ICBA and Minnesota Lakes Bank: Where You Choose to Bank Matters

Community banks make your community better, stronger

Washington, D.C. (April 1, 2017)—Where you choose to bank matters. That’s the message that the Independent Community Bankers of America® (ICBA) and Minnesota Lakes Bank are sending loud and clear throughout April, which is ICBA Community Banking Month. Consumers have the power to make change happen at the community level by aligning with their community bank and putting their money to work in the neighborhood that they call home. See ICBA’s new Community Banking: Know the Difference video, which helps break it down.

“Your choice of bank is your vote on where your money goes. Is it reinvested back into your own community, or is it sent off to a banking hub in another state or halfway around the world?” said third-generation community banker Rebeca Romero Rainey, ICBA’s chairman and chairman and CEO of Centinel Bank of Taos, N.M. “When you deposit funds in your community bank, that money is redistributed back into the community in the form of loans to residents and entrepreneurs.”

From local farms to craftsmen to startups, banking locally with a community bank connects you to your community and your neighbors and gives everyone a stake in its financial success. Here are a few reasons why:

  • Community banks respect the communities they serve by doing right by their customers and community. Community banks and local communities have symbiotic relationships—one cannot thrive without the other.
  • Community banks are relationship lenders. They know their customers and understand their financial needs, unlike larger institutions that take a transaction-based approach to banking.
  • Community banks understand and celebrate local economies. As small businesses themselves, community banks are an unequivocal resource for entrepreneurs looking to launch a local small business. A study from seven Federal Reserve Banks found that small businesses that apply for loans with community banks are the most successful and most satisfied. ICBA celebrates local entrepreneurship on the third Wednesday of every month with Go Local Wednesday, during which community bankers and consumers share stories about supporting local businesses via social media.
  • Community banks give back. Serving local communities is second nature to community banks, as reflected in ICBA’s Community Bank Service Awards.

For more facts and statistics about community banks, click here.
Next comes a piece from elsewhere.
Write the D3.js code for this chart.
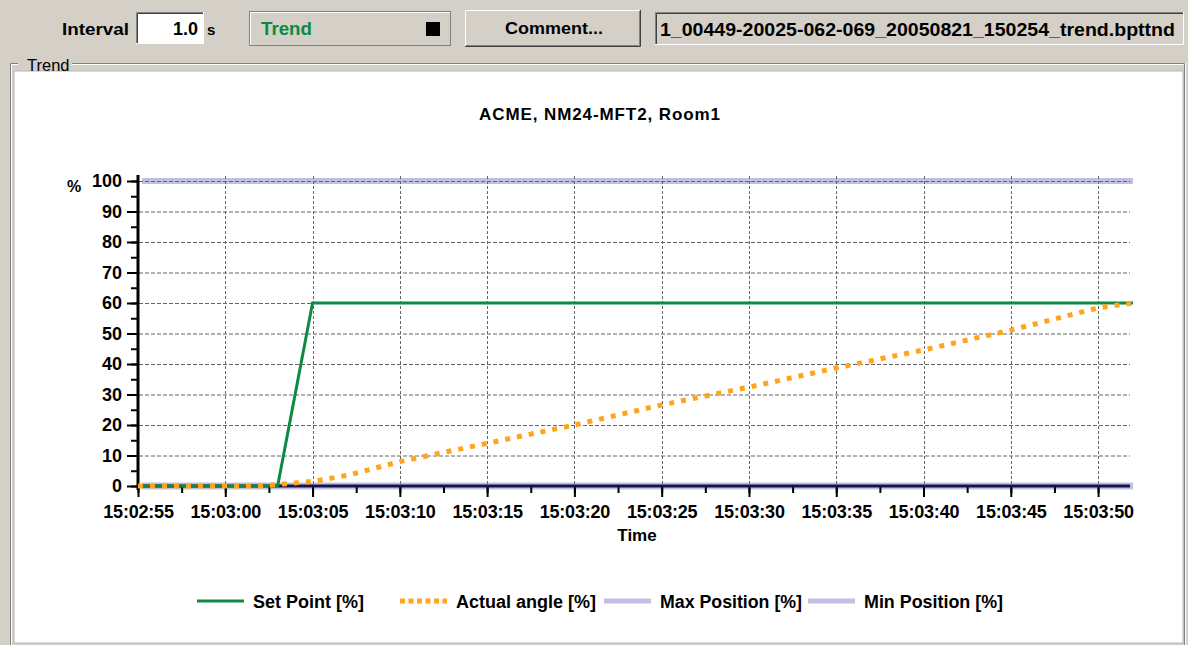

“ICBA Community Banking Month gives community banks like Minnesota Lakes Bank the opportunity to celebrate the important role that we play in the communities that we serve,” said David M. Krause, President of Minnesota Lakes Bank. “We care about our customers’ needs.  I am very proud to be a community banker!”

About ICBA
The Independent Community Bankers of America®, the nation’s voice for more than 5,800 community banks of all sizes and charter types, is dedicated exclusively to representing the interests of the community banking industry and its membership through effective advocacy, best-in-class education and high-quality products and services.